Though less dramatic and harrowing than getting Black voters to the polls in Mississippi, the Algebra Project marked a pivotal shift in his civil rights vision from political to economic equality.
The project has instructed thousands of middle school students in what Mr. Moses called “math literacy” as a crucial steppingstone to college and employment, an often difficult process among underserved students.
Low math achievement among minority students is “the nation’s dirty secret,” he often told educators. He urged them to avoid the tendency to neglect the subject and instead help students escape their “serf-like communities” within high-tech society, just as sharecroppers earlier sought release from the serfdom of the plantation.
“Math literacy,” he said, “is a civil right. Just as Black people in Mississippi saw the vote as a tool to elevate them into the first class politically, math is the tool to elevate the young into the first class economically…”
In my high school years and first college years, I had issues with math. In my second misguided college yute, I did something radical. I applied myself, studied, practiced equations, and guess what? I was making A’s and B’s in calculus, where before I could barley get a C in algebra.

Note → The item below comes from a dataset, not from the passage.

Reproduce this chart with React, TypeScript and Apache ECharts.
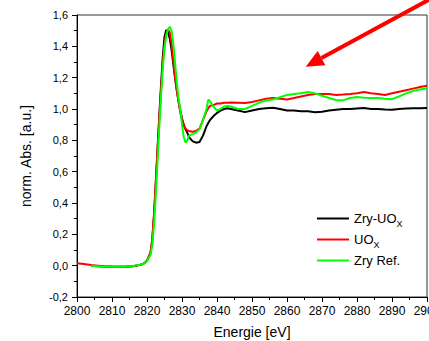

Not tooting my own horn, I just wanted to give an example of what happens when you try.
Well, this shows how low the “civil rights” movement has sunk in recent years:
Profs help push program that claims math is ‘racist’ because it requires a ‘right answer’
An Oregon Department of Education newsletter from February promoted an online course designed to “dismantle” instances of “white supremacy culture in the mathematics classroom.” One example of “white supremacy” highlighted by the course was “the concept of mathematics being purely objective,” an idea which the resource stated is “is unequivocally false.”
The program, known as “A Pathway to Equitable Math Instruction,” describes itself as “an integrated approach to mathematics that centers Black, Latinx, and Multilingual students” that provides “opportunities for ongoing self-reflection as they seek to develop an anti-racist math practice.”
The “feedback advisors” for a portion of the program include William Zahner, who is an associate professor at San Diego State University; Melissa Navarro Martell, who is an assistant professor at San Diego State University, and Elvira Armas, who is the Director of Programs and Partnerships for the Center for Equity for English Learners at Loyola Marymount University in California.
“White supremacy culture infiltrates math classrooms in everyday teacher actions,” the guide states. “Coupled with the beliefs that underlie these actions, they perpetuate educational harm on Black, Latinx, and multilingual students, denying them full access to the world of mathematics…”
This is what is teaching our next generation. A group of racists (speculation, likely white liberals), tenured professor telling minorities they are too stupid to learn math. Back to my comments above, math is an art, and a science. And to conquer its challenges, it needs commitment. Unfortunately, this generation is being indoctrinated into stupidity at our institutions of higher learning
I need some more whiskey in my coffee.
Mr. Moses, I never met you sir, and until this morning, never knew your name. But thank you for all the work you did to elevate kids who had challenges, helped them overcome, and improve their futures, and their kids futures. God bless, and Rest in Peace sir. You will be missed.